Childhood was different in the ‘60s. Children spent their days in the sunshine, playing backyard cricket or riding bikes around the neighbourhood – often in a motley crew but never in a helmet or sunscreen. Sunscreen was what happened during a lunar eclipse and protective head gear generally took the form of a cap. Worn backwards. And seatbelts? They were a sweet idea, but quite useless if there were a tribe of kids in the back.
We’ve learnt a lot since then and we’ve moved forward in a lot of ways, but we’ve been getting something wrong.
Since the 1960’s, time children spend playing has decreased.
It’s a different world today and it is no longer as safe for kids cruise to through the streets by themselves. There are different challenges and different pulls on our time. Families are busy, mums and dads are busy, kids are busy. One thing that hasn’t changed since the 60s is the critical role of play in developing little people into healthy, vibrant, thriving, healthy bigger ones. It’s up there with education, love and sleep.
How free play builds healthy, vibrant humans.
Free play is critical for children to learn the skills that are essential to life – skills that cannot be taught in a more formal, structured setting.
In every way, play is practice for the life. A lot of play involves imitating grown-ups – their work, their roles, the way they interact.
Learning how to play is as important as anything that can come from play. It’s no accident that children will often spend as much time establishing what the play will look like, or the rules of the game, as they do actually playing it. They learn vital social and emotional skills that they could not learn anywhere else – how to get on with others, how to be empathic, nurturing, kind, strong, generous, how to deal with difficult people, how to be a part of something bigger than themselves, how to get their own needs met without crashing the needs of others. Learning how to play is as important as anything that can come from play. We want them to know that life can be fun and a happy, healthy life means being able to tap into that, even as grown-ups. As a part of play, they can’t help but learn.

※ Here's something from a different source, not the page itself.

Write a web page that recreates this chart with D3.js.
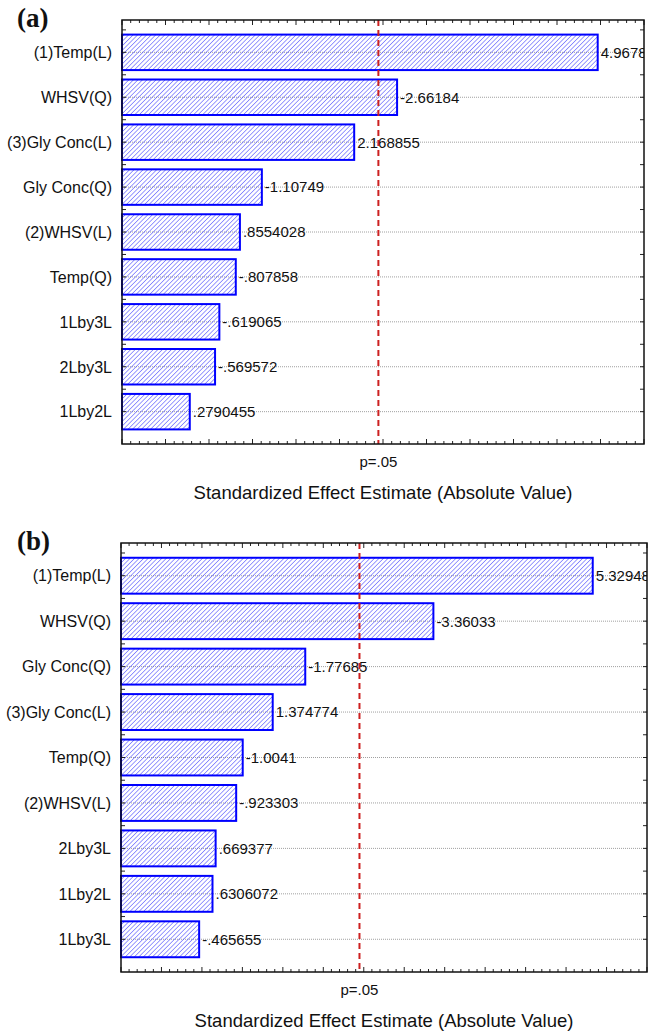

Play is instinctive and not just for human children – all young mammals play. This shows how important it is to development.
Research has shown that the reason children grow so slowly and are dependent for so long is because the brain is taking so much of the body’s resources, leaving little available for physical growth. At mid-childhood, around the age of 4, the brain is at its busiest, maxing out synapses (connections) and developing more intensely and quickly than it will at any other age. This is when we learn an abundance of skills needed to be successful humans – social skills, curiosity, creativity, problem-solving. The world of a toddler is a busy one – so much to do! There’s a lot to learn at and it’s no accident that this is the age when the need for play is at its peak.
Children are naturally playful. If they have the opportunities to follow the curiosity, do what they enjoy, and discover and experiment with the world around them, they will thrive. Without it, parts of their development will struggle.
Let them play and they’ll thrive. Here’s how.
Children were born to play. Their development depends on it. Provide the opportunities and the development will happen:
Their creativity will flourish.
An extensive body of research has found that over the past few decades the amount of free play for children has reduced. In a study published in the Creativity Learning Journal, respected Professor of Education, Kyung Hee Kim wrote,
‘Since 1990, even as IQ scores have risen, creative thinking scores have significantly decreased. The decrease for kindergartners through third graders was the most significant … children have become less emotionally expressive, less energetic, less talkative and verbally expressive, less humorous, less imaginative, less unconventional, less lively and passionate, less perceptive, less apt to connect seemingly irrelevant things, less synthesizing, and less likely to see things from a different angle.’
Across the board – in business, academia, the arts – creativity has been long been lauded as a critical asset. In an IBM poll, 1500 CEOs were asked to name the best predictor of future success. Their answer? Creativity.